I know a lot of members of the public who say, “we don’t understand probabilities,” and I always laugh because the same people will talk about their horse going off at 5 to 2 at their local track, and they understand completely what it means to bet money on a gambler’s odds. So, my tongue-in-cheek suggestion is to start a weather lottery, where you put money on it, and then the public will pay attention and understand completely what a 30 percent chance of rain means.
Where do you think the field of meteorology is headed next?

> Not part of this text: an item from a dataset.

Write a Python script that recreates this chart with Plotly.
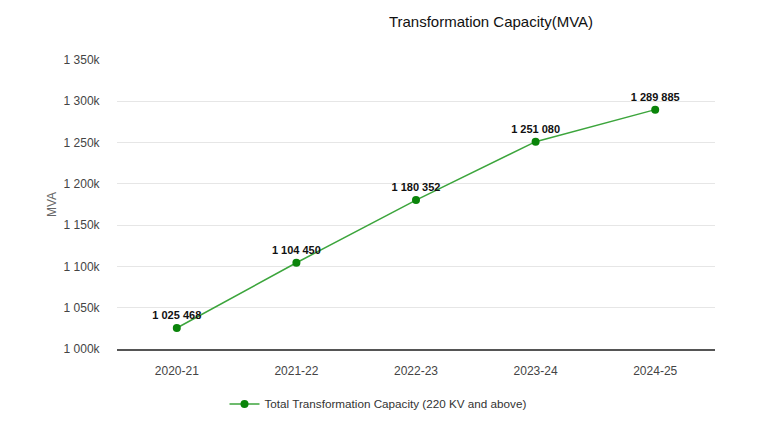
import plotly.graph_objects as go

years = ["2020-21", "2021-22", "2022-23", "2023-24", "2024-25"]
capacity = [1025468, 1104450, 1180352, 1251080, 1289885]
tick_vals = [1000000, 1050000, 1100000, 1150000, 1200000, 1250000, 1300000, 1350000]
tick_text = ["1 000k", "1 050k", "1 100k", "1 150k", "1 200k", "1 250k", "1 300k", "1 350k"]
series_name = "Total Transformation Capacity (220 KV and above)"

def fmt(v):
    return f"{v:,}".replace(",", " ")

fig = go.Figure()
fig.add_trace(go.Scatter(
    x=years, y=capacity, mode="lines+markers+text", name=series_name,
    line=dict(color="#3ca53c", width=1.5),
    marker=dict(color="#0a840a", size=8),
    text=[fmt(v) for v in capacity], textposition="top center",
    textfont=dict(family="Liberation Sans, Arial, sans-serif", size=11, color="#111111", weight="bold"),
    cliponaxis=False,
))

fig.update_layout(
    width=768, height=432,
    margin=dict(l=109, r=61, t=52, b=91),
    paper_bgcolor="white", plot_bgcolor="white",
    font=dict(family="Liberation Sans, Arial, sans-serif", size=12, color="#444444"),
    title=dict(text="Transformation Capacity(MVA)", x=483/768, xanchor="center",
               y=1 - 14/432, yanchor="middle",
               font=dict(size=15, color="#111111")),
    showlegend=True,
    legend=dict(orientation="h", x=(378-117)/598, xanchor="center", y=-0.19, yanchor="middle",
                font=dict(size=11.7, color="#333333")),
    xaxis=dict(range=[-0.5, 4.5], showgrid=False, showline=True, linecolor="#555555",
               linewidth=1.5, ticks="outside", ticklen=10, tickcolor="rgba(0,0,0,0)",
               tickfont=dict(size=12, color="#444444")),
    yaxis=dict(range=[1000000, 1350000], tickvals=tick_vals, ticktext=tick_text,
               showgrid=True, gridcolor="#e6e6e6", gridwidth=1, zeroline=False,
               ticks="outside", ticklen=14, tickcolor="rgba(0,0,0,0)",
               title=dict(text="MVA", font=dict(size=12, color="#666666"), standoff=4),
               tickfont=dict(size=12, color="#444444")),
)

fig.write_html("out.html")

There is so much money to be made if you could make a skillful week 2, week 3, or week 4 forecast of temperature and rainfall anomalies. We’re not going to be able to say, at least in the foreseeable future, whether 20 days from now it’s going to be sunny or rainy as a specific forecast. But I like to think that fairly soon we might be able to say 20 days ahead of time that the probability is more likely than not that temperatures will be above normal and rainfall will be below normal.

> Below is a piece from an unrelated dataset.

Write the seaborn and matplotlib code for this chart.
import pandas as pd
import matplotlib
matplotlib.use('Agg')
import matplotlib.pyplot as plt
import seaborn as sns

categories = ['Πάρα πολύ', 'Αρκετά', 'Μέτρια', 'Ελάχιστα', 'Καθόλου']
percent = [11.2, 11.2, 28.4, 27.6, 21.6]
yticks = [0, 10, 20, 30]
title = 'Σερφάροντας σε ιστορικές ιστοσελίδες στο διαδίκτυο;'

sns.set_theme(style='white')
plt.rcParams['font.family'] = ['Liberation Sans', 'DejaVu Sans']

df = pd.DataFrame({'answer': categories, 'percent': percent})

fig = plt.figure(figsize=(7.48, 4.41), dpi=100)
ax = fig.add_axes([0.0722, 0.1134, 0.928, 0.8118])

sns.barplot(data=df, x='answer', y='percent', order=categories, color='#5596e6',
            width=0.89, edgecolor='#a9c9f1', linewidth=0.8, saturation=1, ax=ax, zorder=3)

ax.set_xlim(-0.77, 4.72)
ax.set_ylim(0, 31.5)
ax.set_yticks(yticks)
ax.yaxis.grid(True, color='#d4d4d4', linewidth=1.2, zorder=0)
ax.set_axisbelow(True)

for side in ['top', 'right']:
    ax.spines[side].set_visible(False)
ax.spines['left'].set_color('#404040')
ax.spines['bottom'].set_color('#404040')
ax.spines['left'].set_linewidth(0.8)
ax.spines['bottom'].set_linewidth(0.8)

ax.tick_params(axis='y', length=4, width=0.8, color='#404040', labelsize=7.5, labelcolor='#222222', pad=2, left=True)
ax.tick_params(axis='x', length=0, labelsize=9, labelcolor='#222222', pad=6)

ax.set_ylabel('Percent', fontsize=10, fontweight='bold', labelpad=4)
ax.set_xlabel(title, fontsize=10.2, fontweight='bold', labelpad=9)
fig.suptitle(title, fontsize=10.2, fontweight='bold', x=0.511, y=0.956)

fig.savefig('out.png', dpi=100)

Businesses really want to know that. Shipping companies want to know, for example, that it’s going to be tropically inactive for the next three, four, or five weeks. If you’re trying to organize optimum routes and you know that the Atlantic is going to be quiet but the Pacific is going to be very active for the next three to five weeks, that’s going to matter because more and more businesses are global.
People who just tweak the statistical forecast of high and low temperatures— increasingly that kind of job is going to be done by computers. What’s really needed are people who can oversee what’s going on, who understand and can interpret what the numerical forecast models are saying, and who can advise a wide variety of clients in the public and private sectors about what to expect and why, from the point of view of the global weather connections.